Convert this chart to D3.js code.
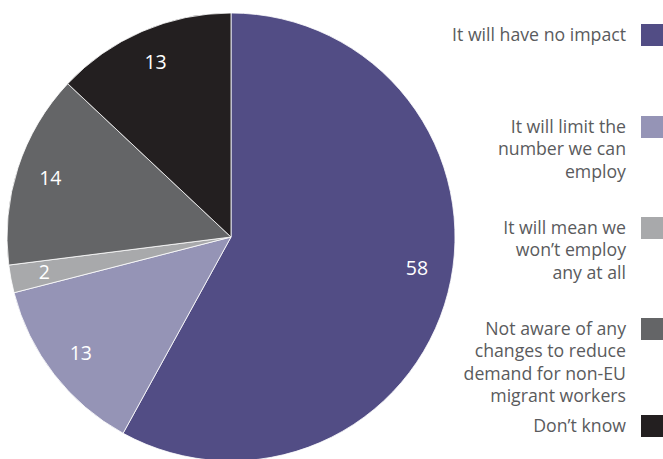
<!DOCTYPE html>
<html>
<head>
<meta charset="utf-8">
<script src="https://cdn.jsdelivr.net/npm/d3@7/dist/d3.min.js"></script>
<style>
  html, body { margin: 0; padding: 0; background: #ffffff; }
  svg { display: block; }
</style>
</head>
<body>
<svg id="chart" width="663" height="459"></svg>
<script>
// Responses on the effect of changes to non-EU migrant worker demand (%)
const categories = [
  "It will have no impact",
  "It will limit the number we can employ",
  "It will mean we won\u2019t employ any at all",
  "Not aware of any changes to reduce demand for non-EU migrant workers",
  "Don\u2019t know"
];
const values = [58, 13, 2, 14, 13];
const colors = ["#524d85", "#9594b6", "#a8a9ab", "#646567", "#231f20"];
// Legend text broken into lines
const legendLines = [
  ["It will have no impact"],
  ["It will limit the", "number we can", "employ"],
  ["It will mean we", "won\u2019t employ", "any at all"],
  ["Not aware of any", "changes to reduce", "demand for non-EU", "migrant workers"],
  ["Don\u2019t know"]
];
const legendTop = [24, 116, 217, 318, 415];

const svg = d3.select("#chart");
const cx = 231, cy = 237, r = 224;
const fontStack = "'Open Sans', 'Noto Sans', sans-serif";

const pie = d3.pie().sort(null).value(d => d);
const arc = d3.arc().innerRadius(0).outerRadius(r);
const labelArc = d3.arc().innerRadius(190).outerRadius(190);

const g = svg.append("g").attr("transform", `translate(${cx},${cy})`);
const arcs = pie(values);

g.selectAll("path")
  .data(arcs)
  .join("path")
  .attr("d", arc)
  .attr("fill", (d, i) => colors[i])
  .attr("stroke", "#ffffff")
  .attr("stroke-width", 0.8);

// Value labels near the rim; the large slice's label is lifted a little
g.selectAll("text")
  .data(arcs)
  .join("text")
  .attr("transform", (d, i) => {
    const [x, y] = labelArc.centroid(d);
    return `translate(${x + (i === 0 ? 2 : 0)},${y + (i === 0 ? -16 : 0)})`;
  })
  .attr("text-anchor", "middle")
  .attr("dy", "0.35em")
  .attr("fill", "#ffffff")
  .style("font-family", fontStack)
  .style("font-size", "19.5px")
  .text(d => d.data);

// Legend: right-aligned text with a swatch on the right edge
const legend = svg.append("g");
const lineH = 22.3;
legendLines.forEach((lines, i) => {
  const top = legendTop[i];
  legend.append("rect")
    .attr("x", 641).attr("y", top)
    .attr("width", 22).attr("height", 22)
    .attr("fill", colors[i]);
  const t = legend.append("text")
    .attr("x", 626)
    .attr("y", top + 17)
    .attr("text-anchor", "end")
    .attr("fill", "#5a5b5d")
    .style("font-family", fontStack)
    .style("font-size", "17.7px");
  lines.forEach((ln, j) => {
    t.append("tspan").attr("x", 626).attr("dy", j === 0 ? 0 : lineH).text(ln);
  });
});
</script>
</body>
</html>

__________

What you need to do:
Copy out every line of the material above exactly, skipping the pictures.

Response to this task:
Convert this chart to D3.js code.
<!DOCTYPE html>
<html>
<head>
<meta charset="utf-8">
<script src="https://cdn.jsdelivr.net/npm/d3@7/dist/d3.min.js"></script>
<style>
  html, body { margin: 0; padding: 0; background: #ffffff; }
  svg { display: block; }
</style>
</head>
<body>
<svg id="chart" width="663" height="459"></svg>
<script>
// Responses on the effect of changes to non-EU migrant worker demand (%)
const categories = [
  "It will have no impact",
  "It will limit the number we can employ",
  "It will mean we won\u2019t employ any at all",
  "Not aware of any changes to reduce demand for non-EU migrant workers",
  "Don\u2019t know"
];
const values = [58, 13, 2, 14, 13];
const colors = ["#524d85", "#9594b6", "#a8a9ab", "#646567", "#231f20"];
// Legend text broken into lines
const legendLines = [
  ["It will have no impact"],
  ["It will limit the", "number we can", "employ"],
  ["It will mean we", "won\u2019t employ", "any at all"],
  ["Not aware of any", "changes to reduce", "demand for non-EU", "migrant workers"],
  ["Don\u2019t know"]
];
const legendTop = [24, 116, 217, 318, 415];

const svg = d3.select("#chart");
const cx = 231, cy = 237, r = 224;
const fontStack = "'Open Sans', 'Noto Sans', sans-serif";

const pie = d3.pie().sort(null).value(d => d);
const arc = d3.arc().innerRadius(0).outerRadius(r);
const labelArc = d3.arc().innerRadius(190).outerRadius(190);

const g = svg.append("g").attr("transform", `translate(${cx},${cy})`);
const arcs = pie(values);

g.selectAll("path")
  .data(arcs)
  .join("path")
  .attr("d", arc)
  .attr("fill", (d, i) => colors[i])
  .attr("stroke", "#ffffff")
  .attr("stroke-width", 0.8);

// Value labels near the rim; the large slice's label is lifted a little
g.selectAll("text")
  .data(arcs)
  .join("text")
  .attr("transform", (d, i) => {
    const [x, y] = labelArc.centroid(d);
    return `translate(${x + (i === 0 ? 2 : 0)},${y + (i === 0 ? -16 : 0)})`;
  })
  .attr("text-anchor", "middle")
  .attr("dy", "0.35em")
  .attr("fill", "#ffffff")
  .style("font-family", fontStack)
  .style("font-size", "19.5px")
  .text(d => d.data);

// Legend: right-aligned text with a swatch on the right edge
const legend = svg.append("g");
const lineH = 22.3;
legendLines.forEach((lines, i) => {
  const top = legendTop[i];
  legend.append("rect")
    .attr("x", 641).attr("y", top)
    .attr("width", 22).attr("height", 22)
    .attr("fill", colors[i]);
  const t = legend.append("text")
    .attr("x", 626)
    .attr("y", top + 17)
    .attr("text-anchor", "end")
    .attr("fill", "#5a5b5d")
    .style("font-family", fontStack)
    .style("font-size", "17.7px");
  lines.forEach((ln, j) => {
    t.append("tspan").attr("x", 626).attr("dy", j === 0 ? 0 : lineH).text(ln);
  });
});
</script>
</body>
</html>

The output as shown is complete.